Higher temperatures and humidity resulting from climate change will lower on-farm productivity and increase food spoilage and contamination along food value chains, with implications for food prices and nutrition.

Three action-ready solutions can begin to address climate change impacts in food value chains:

  • Monitor the impacts of climate change, especially for vulnerable populations. Governments must monitor consumption, with particular attention to ensuring poverty does not increase and diets do not deteriorate;

  • Create an enabling environment for cold chain development. In the value chain midstream, cold chains can reduce food loss and waste.

  • Support simple, low-cost options to reduce aflatoxins.

Digital Innovations: Using Data and Technology for Sustainable Food Systems

Digital innovations offer unprecedented potential for managing climate risks across the entire agrifood system — from producers to markets and value-chain services to policymakers.

Farmers can benefit from localized weather information services, digital extension services, and weather index-based insurance schemes.

Along food value chains, internet-connected sensors can monitor food quality and safety risks, while digital innovations in insurance, credit, and banking can increase access to risk-reducing services for all food system actors.
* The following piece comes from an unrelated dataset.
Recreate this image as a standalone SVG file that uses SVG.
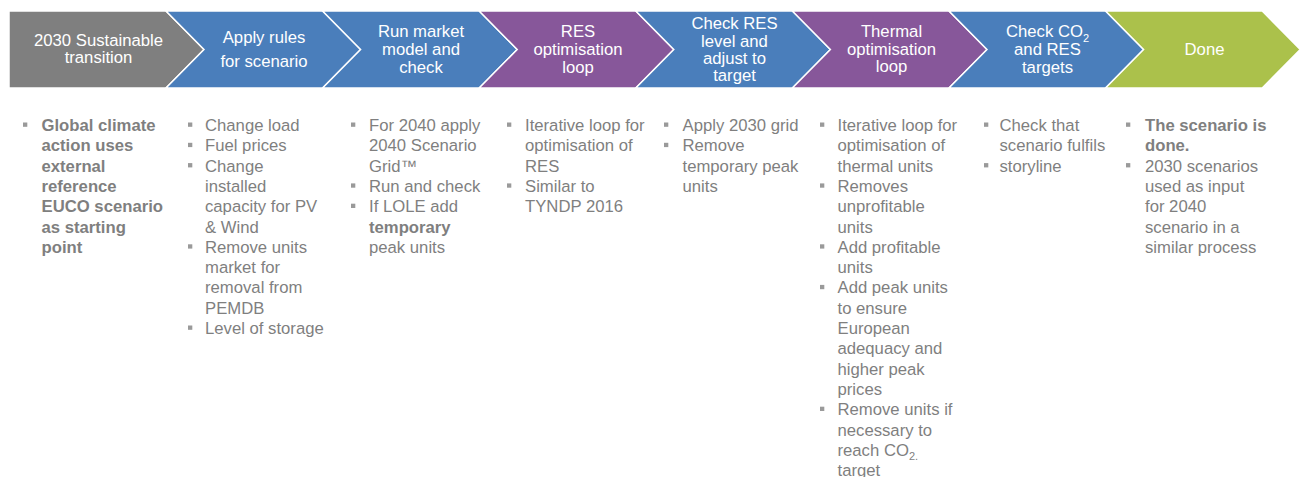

However, rural food production areas are underserved by digital infrastructure. Hundreds of millions of small farmers, especially in sub-Saharan Africa, do not have mobile network coverage or internet access, and more than 300 million cannot access digital climate advisory services. Women, in particular, have limited access to digital services.

Critical steps to take now include:

  • Invest to bridge the digital divide. Both private and public investment are needed to address this gap. Given low returns on investments in connectivity in rural areas, policy incentives and public-private partnerships should promote private investments that benefit vulnerable populations and are inclusive of women;

  • Strengthen agrifood information systems. Digital technologies can provide cost-effective real-time monitoring for forecasting; and expansion of weather stations can provide localized weather data for farmers;

  • Cultivate digital capabilities to manage climate risks. Strategic investments in “soft” infrastructure — digital climate services, advisory services, actionable information for producers, private-public partnerships for data production, and equal access to financial services — can all boost capacity to identify, manage, and respond to climate risks.